The Private Limited requires the following fees:
- A Company Secretary: every Private Limited must benefit from the services of a Company Secretary in charge of the company’s administration. He is responsible for the statutory records, meeting minutes and judicial proceedings for the company. He prepares directors’ resolutions, annual and extraordinary general meetings’ (AGMs and EGMs) reports and the filing of annual tax returns documentation.
- A Local Director: he must live in Singapore and may be an employee of the local structure, or a service provider who represents his client towards the Singapore authorities. He is in charge of the local entity’s strategy and management.
- Bookkeeping: a Private Limited must have a complete accounting to justify the records’ accuracy.
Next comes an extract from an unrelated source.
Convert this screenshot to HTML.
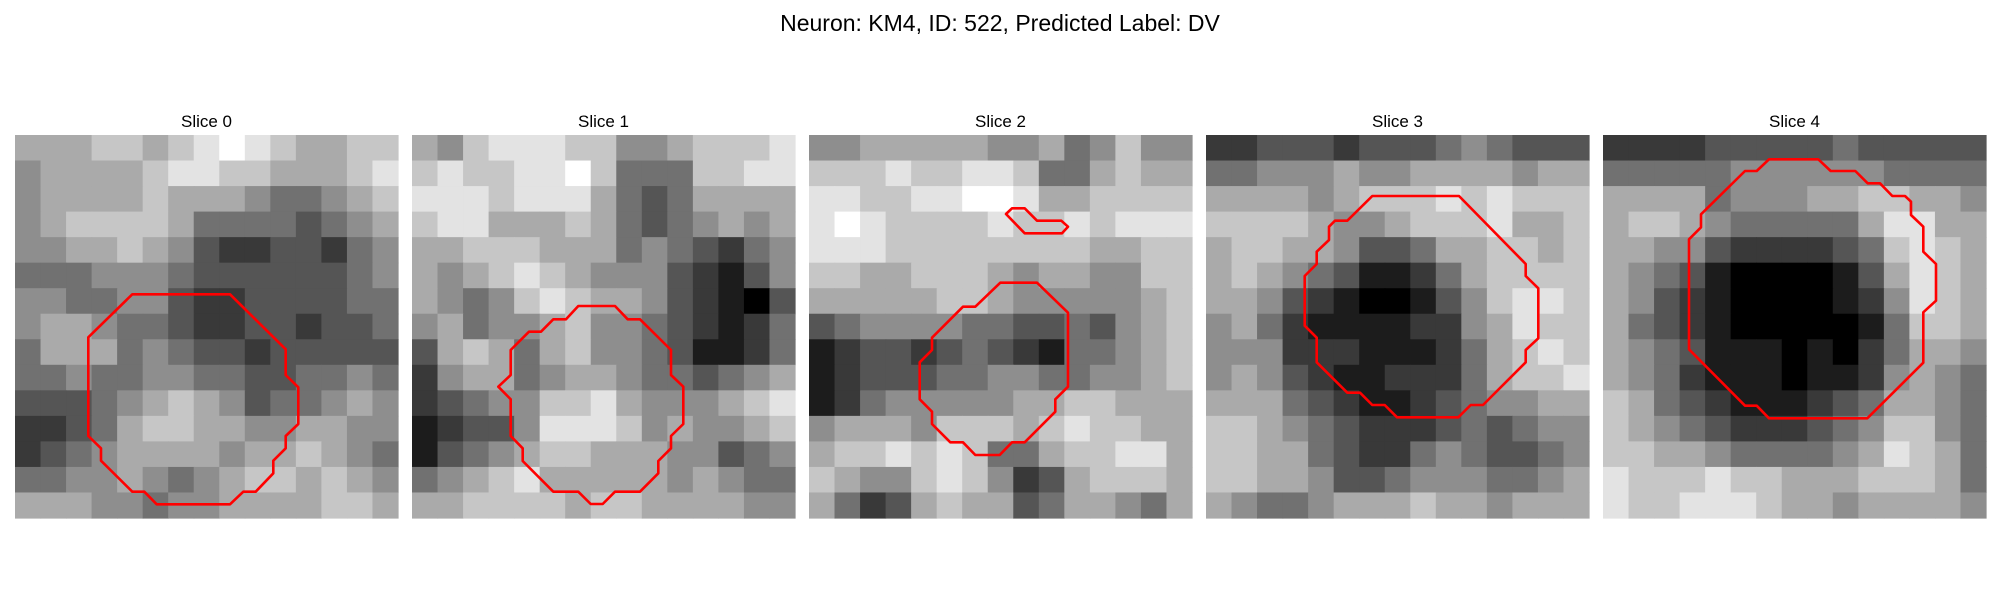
<!DOCTYPE html>
<html><head><meta charset="utf-8"><style>
html,body{margin:0;padding:0;background:#fff;}
svg{display:block;font-family:"Liberation Sans","DejaVu Sans",sans-serif;}
</style></head><body>
<svg id="fig" width="2000" height="600" viewBox="0 0 2000 600">
<text x="1000" y="31" text-anchor="middle" font-size="23" fill="#000">Neuron: KM4, ID: 522, Predicted Label: DV</text>
</svg>
<script>
const panelTitles = ["Slice 0","Slice 1","Slice 2","Slice 3","Slice 4"];
const img0 = ["666776789876677","566667887766678","566667666544567","567777644443456","556676532233245","444555433333345","554455322333344","566544322332334","466645433233333","445445544334454","333456765344565","223467766556655","234566665667654","445565456776765","666554556666776"];
const img1 = ["657888775567778","787788974447788","888788864346666","788666764345656","667776664543245","656787655532135","654578766532103","564556755432124","367646755431124","256645665443456","234557786555678","123358887565567","134567766655345","456786666656544","667777677666655"];
const img2 = ["556666655645755","777877887446766","887788998667777","898777787787888","888777777776677","776677765665577","666667765555567","345555443343567","123323432144567","123334455445567","124555556677666","566657776787766","677878744677886","765578752367776","642367663466546"];
const img3 = ["223332333454333","445556556666566","666656777878777","777765567778667","677665334667767","676543112467777","665321001357887","564211112256877","555222111246787","565321122246778","666432112345566","776543222343455","776643224543345","776653345554456","654456667665666"];
const img4 = ["222233333433333","444445555554444","666645556677665","677654444468866","665532222347876","654310000136876","653210000125876","643210000014776","654311101024665","654211101125654","764321112346654","765432223457754","776654444568764","877787766677764","877888766566665"];
const images = [img0,img1,img2,img3,img4];
const contour0 = [[117.3,159.3],[215,159.3],[270.7,214.3],[270.7,240],[283.3,252.3],[283.3,289],[270.7,301],[270.7,313.3],[258.3,325.7],[258.3,338.3],[240.7,356.7],[228.3,356.7],[215,369.3],[141.7,369.3],[129.3,356.7],[117.3,356.7],[86,325.7],[86,313.3],[73.3,301],[73.3,202.3]];
const contour1 = [[166.3,171],[203,171],[215.7,184.3],[228,184.3],[259,215],[259,240],[271.3,251.7],[271.3,289],[259,301],[259,313.3],[246.3,326],[246.3,338.3],[228,356.7],[203,356.7],[190.7,369],[178.7,369],[166.3,356.7],[141.3,356.7],[110.7,326],[110.7,313.3],[98.7,301],[98.7,264.3],[86.3,251.7],[98.7,240],[98.7,215],[117,196.7],[129,196.7],[141.3,184.3],[154,184.3]];
const contour2a = [[191.3,147.7],[228,147.7],[259,177.7],[259,251.7],[246.3,264.3],[246.3,276.7],[215.7,307.3],[203,307.3],[190.7,320],[166.3,320],[154,307.3],[141.3,307.3],[123,289],[123,276.7],[110.7,264.3],[110.7,227.3],[123,215],[123,202.7],[154,171.7],[166.3,171.7]];
const contour2b = [[197,79],[203,73.3],[215.7,73.3],[228,85.7],[252.3,85.7],[259,91.7],[253,98.3],[215.7,98.3]];
const contour3 = [[166.3,61],[253,61],[319.7,129],[319.7,141],[332.3,153.3],[332.3,203.3],[319.7,215],[319.7,227.3],[277,270],[264.7,270],[252.3,282.3],[191,282.3],[178.7,270],[166.3,270],[154,257.7],[141.3,257.7],[110.7,227.3],[110.7,202.7],[98.7,190.7],[98.7,141],[110.7,129],[110.7,116.7],[123,105],[123,91.7],[129,85.7],[141.3,85.7]];
const contour4 = [[166,24.3],[215.3,24.3],[227.7,36],[252.3,36],[264.7,48.3],[277,48.3],[289.3,61],[302,61],[308,66.7],[308,80],[320.3,91.7],[320.3,116.7],[333,129],[333,165.7],[320.3,177.3],[320.3,227.7],[264.3,283.3],[166,283.3],[153.7,270.7],[142,270.7],[86,214.3],[86,104.3],[98,92.3],[98,79.3],[142,36],[153.7,36]];
const contours = [[contour0],[contour1],[contour2a,contour2b],[contour3],[contour4]];

const NS = "http://www.w3.org/2000/svg";
const svg = document.getElementById('fig');
const PX0 = 15, PSTEP = 397, PY = 135, PSIZE = 383;
for (let p = 0; p < 5; p++) {
  const g = document.createElementNS(NS, 'g');
  
  
  const ox = PX0 + p * PSTEP;
  g.setAttribute('transform', 'translate(' + ox + ',' + PY + ')');
  svg.appendChild(g);
  const t = document.createElementNS(NS, 'text');
  
  
  t.setAttribute('x', PSIZE / 2);
  t.setAttribute('y', -8);
  t.setAttribute('text-anchor', 'middle');
  t.setAttribute('font-size', '17');
  t.textContent = panelTitles[p];
  g.appendChild(t);
  const rows = images[p];
  const n = rows.length, cs = PSIZE / n;
  for (let r = 0; r < n; r++) {
    for (let c = 0; c < rows[r].length; c++) {
      const v = +rows[r][c];
      const gr = Math.round(v * 255 / 9);
      const rc = document.createElementNS(NS, 'rect');
      
      
      rc.setAttribute('x', (c * cs).toFixed(2));
      rc.setAttribute('y', (r * cs).toFixed(2));
      rc.setAttribute('width', (cs + 0.6).toFixed(2));
      rc.setAttribute('height', (cs + 0.6).toFixed(2));
      rc.setAttribute('fill', 'rgb(' + gr + ',' + gr + ',' + gr + ')');
      g.appendChild(rc);
    }
  }
  contours[p].forEach(function (pts, i) {
    const pl = document.createElementNS(NS, 'polygon');
    
    
    pl.setAttribute('points', pts.map(function (q) { return q[0] + ',' + q[1]; }).join(' '));
    pl.setAttribute('fill', 'none');
    pl.setAttribute('stroke', '#ff0000');
    pl.setAttribute('stroke-width', '2.6');
    pl.setAttribute('stroke-linejoin', 'round');
    g.appendChild(pl);
  });
}
</script>
</body></html>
In Singapore there is no obligation to outsource this service, nonetheless, companies must respect a standardised format imposed by the authorities: the ‘’Annual Statutory Report’’. It includes financial statements (balance sheet, income statement and cash flow statement) and a report from the accountant summarizing the year’s activity.
- You can also consider outsourcing:
- The staff register for the calculation of each employee’s salaries and the preparation of pay slips.
- The calculation of your company’s contribution - for your Singapore employees or PRs (Permanent Residents) - to the CPF (Central Provident Fund, equivalent of social security and pension).
- The preparation of the ‘’Annual Return of Employee’s Remuneration’’ (report and calculation of income taxes).
- The preparation and report of the corporate tax.
- Registration and quarterly filing to the GST – Goods and Services Tax (equivalent to the French VAT- Value Added Tax) when the company reaches a turnover of 1 million SGD or before, on a voluntary basis.
- Auditing is compulsory when the Singapore company is not considered as a “Small Company” or part of a “Small Group”. To be qualified as a “Small Company”: a private company needs to meet at least 2 of the 3 following criteria for each of the 2 financial years immediately before the current financial year:
- i. Total annual revenue ≤ $10million;
- ii. Total assets ≤ $10million;
- iii. No. of employees ≤ 50.
- If the company belongs to a group, criteria are the same but evaluated to the group’s level (consolidated financial statements).